■ Available data
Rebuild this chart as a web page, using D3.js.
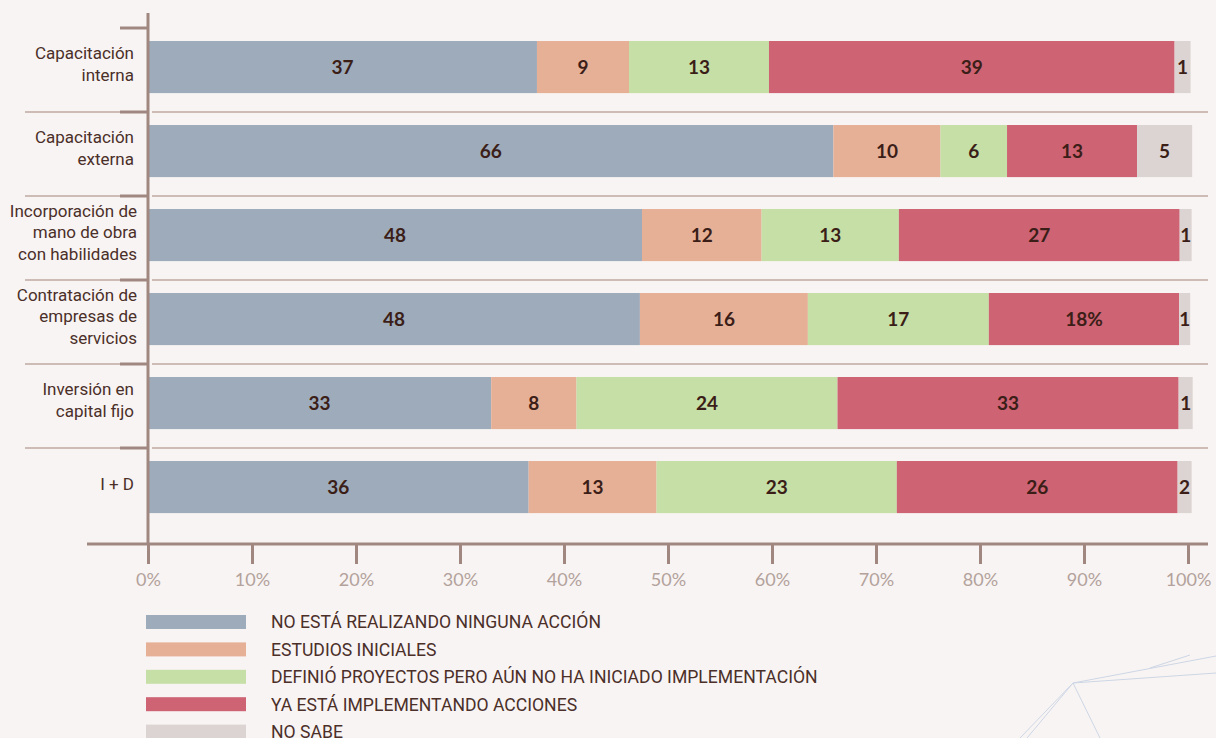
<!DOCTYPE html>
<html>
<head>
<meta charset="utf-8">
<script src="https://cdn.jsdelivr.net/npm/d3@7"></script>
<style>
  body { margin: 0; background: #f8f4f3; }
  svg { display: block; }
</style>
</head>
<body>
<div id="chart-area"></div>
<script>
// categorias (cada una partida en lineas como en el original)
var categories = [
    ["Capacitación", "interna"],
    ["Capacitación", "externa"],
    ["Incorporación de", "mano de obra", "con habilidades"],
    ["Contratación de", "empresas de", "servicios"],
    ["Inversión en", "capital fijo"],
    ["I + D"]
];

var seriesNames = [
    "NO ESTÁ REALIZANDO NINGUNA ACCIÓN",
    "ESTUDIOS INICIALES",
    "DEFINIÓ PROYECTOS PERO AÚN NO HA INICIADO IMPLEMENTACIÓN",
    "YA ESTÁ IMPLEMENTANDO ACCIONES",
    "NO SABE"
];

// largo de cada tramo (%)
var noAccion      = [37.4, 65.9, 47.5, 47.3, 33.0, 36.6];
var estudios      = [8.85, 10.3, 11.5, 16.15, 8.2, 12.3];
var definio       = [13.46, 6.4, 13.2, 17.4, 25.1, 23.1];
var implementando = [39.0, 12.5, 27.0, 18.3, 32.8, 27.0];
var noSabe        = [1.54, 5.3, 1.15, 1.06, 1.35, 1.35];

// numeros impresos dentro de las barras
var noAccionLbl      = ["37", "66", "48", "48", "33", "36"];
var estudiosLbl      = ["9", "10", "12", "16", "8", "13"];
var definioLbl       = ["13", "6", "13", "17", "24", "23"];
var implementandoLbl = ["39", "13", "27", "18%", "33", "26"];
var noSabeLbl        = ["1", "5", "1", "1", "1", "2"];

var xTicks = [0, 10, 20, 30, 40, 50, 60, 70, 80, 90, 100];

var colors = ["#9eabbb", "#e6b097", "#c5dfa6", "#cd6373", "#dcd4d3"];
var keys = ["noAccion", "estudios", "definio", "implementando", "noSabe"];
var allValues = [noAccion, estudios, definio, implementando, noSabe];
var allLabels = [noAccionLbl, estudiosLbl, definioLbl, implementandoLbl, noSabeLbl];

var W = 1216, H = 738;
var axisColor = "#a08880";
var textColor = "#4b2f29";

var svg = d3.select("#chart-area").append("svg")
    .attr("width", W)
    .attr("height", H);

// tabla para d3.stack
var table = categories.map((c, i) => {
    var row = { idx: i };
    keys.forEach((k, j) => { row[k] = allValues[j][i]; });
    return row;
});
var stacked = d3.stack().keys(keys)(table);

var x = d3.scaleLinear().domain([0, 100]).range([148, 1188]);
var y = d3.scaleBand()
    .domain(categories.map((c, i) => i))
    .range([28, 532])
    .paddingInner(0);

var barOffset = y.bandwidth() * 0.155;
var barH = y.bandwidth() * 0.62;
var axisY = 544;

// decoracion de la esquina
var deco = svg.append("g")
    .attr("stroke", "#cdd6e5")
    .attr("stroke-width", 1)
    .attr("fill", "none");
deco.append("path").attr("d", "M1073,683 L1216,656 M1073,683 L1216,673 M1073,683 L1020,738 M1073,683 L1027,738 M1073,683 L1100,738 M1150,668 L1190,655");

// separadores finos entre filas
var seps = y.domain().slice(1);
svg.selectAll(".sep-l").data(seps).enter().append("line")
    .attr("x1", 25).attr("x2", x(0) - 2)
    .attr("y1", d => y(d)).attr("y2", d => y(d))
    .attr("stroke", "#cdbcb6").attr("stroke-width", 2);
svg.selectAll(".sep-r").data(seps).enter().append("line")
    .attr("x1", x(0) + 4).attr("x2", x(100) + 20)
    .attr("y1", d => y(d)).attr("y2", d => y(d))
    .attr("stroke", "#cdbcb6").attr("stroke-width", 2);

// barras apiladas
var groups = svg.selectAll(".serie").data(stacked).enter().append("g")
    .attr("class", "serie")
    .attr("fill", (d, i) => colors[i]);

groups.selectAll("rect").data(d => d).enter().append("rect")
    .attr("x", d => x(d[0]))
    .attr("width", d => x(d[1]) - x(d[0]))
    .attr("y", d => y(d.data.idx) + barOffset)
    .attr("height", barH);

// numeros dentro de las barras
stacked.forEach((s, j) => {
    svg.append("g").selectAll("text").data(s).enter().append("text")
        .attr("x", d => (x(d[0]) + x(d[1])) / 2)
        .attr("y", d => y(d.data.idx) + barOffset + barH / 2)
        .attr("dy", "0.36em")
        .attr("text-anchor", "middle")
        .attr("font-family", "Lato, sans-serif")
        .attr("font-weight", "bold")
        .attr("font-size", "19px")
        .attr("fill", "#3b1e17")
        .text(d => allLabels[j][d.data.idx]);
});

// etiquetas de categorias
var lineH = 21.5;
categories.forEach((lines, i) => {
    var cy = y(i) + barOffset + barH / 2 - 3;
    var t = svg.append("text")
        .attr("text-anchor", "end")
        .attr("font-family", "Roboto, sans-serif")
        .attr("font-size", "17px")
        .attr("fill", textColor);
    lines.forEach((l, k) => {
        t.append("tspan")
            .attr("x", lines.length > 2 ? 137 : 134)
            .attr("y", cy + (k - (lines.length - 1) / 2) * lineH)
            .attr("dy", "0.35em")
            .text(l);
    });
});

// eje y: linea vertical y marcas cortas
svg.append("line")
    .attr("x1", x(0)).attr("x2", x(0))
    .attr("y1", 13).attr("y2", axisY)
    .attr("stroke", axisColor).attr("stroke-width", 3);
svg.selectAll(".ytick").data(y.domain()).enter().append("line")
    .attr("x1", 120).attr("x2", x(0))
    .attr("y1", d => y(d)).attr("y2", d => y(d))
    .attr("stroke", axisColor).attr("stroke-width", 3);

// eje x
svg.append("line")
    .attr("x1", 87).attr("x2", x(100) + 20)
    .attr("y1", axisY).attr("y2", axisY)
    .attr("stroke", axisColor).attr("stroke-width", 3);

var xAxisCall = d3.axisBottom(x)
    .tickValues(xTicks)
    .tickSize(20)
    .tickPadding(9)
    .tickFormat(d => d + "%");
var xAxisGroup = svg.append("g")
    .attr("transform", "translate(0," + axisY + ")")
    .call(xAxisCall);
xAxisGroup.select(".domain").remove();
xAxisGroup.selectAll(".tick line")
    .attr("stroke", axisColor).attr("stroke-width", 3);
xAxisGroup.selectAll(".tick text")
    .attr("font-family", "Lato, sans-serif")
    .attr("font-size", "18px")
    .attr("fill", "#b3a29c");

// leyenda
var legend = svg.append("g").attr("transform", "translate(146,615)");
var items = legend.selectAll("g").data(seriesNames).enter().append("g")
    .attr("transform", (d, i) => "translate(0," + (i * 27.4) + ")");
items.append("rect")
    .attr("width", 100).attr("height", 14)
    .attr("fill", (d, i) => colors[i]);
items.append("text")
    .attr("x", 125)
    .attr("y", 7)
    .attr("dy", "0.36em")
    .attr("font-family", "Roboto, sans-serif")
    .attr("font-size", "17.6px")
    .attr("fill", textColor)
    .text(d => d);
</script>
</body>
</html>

■ Exercise brief
Return every line in the listing that contains the word "chart".

■ Answer to the exercise
Rebuild this chart as a web page, using D3.js.
<div id="chart-area"></div>
var svg = d3.select("#chart-area").append("svg")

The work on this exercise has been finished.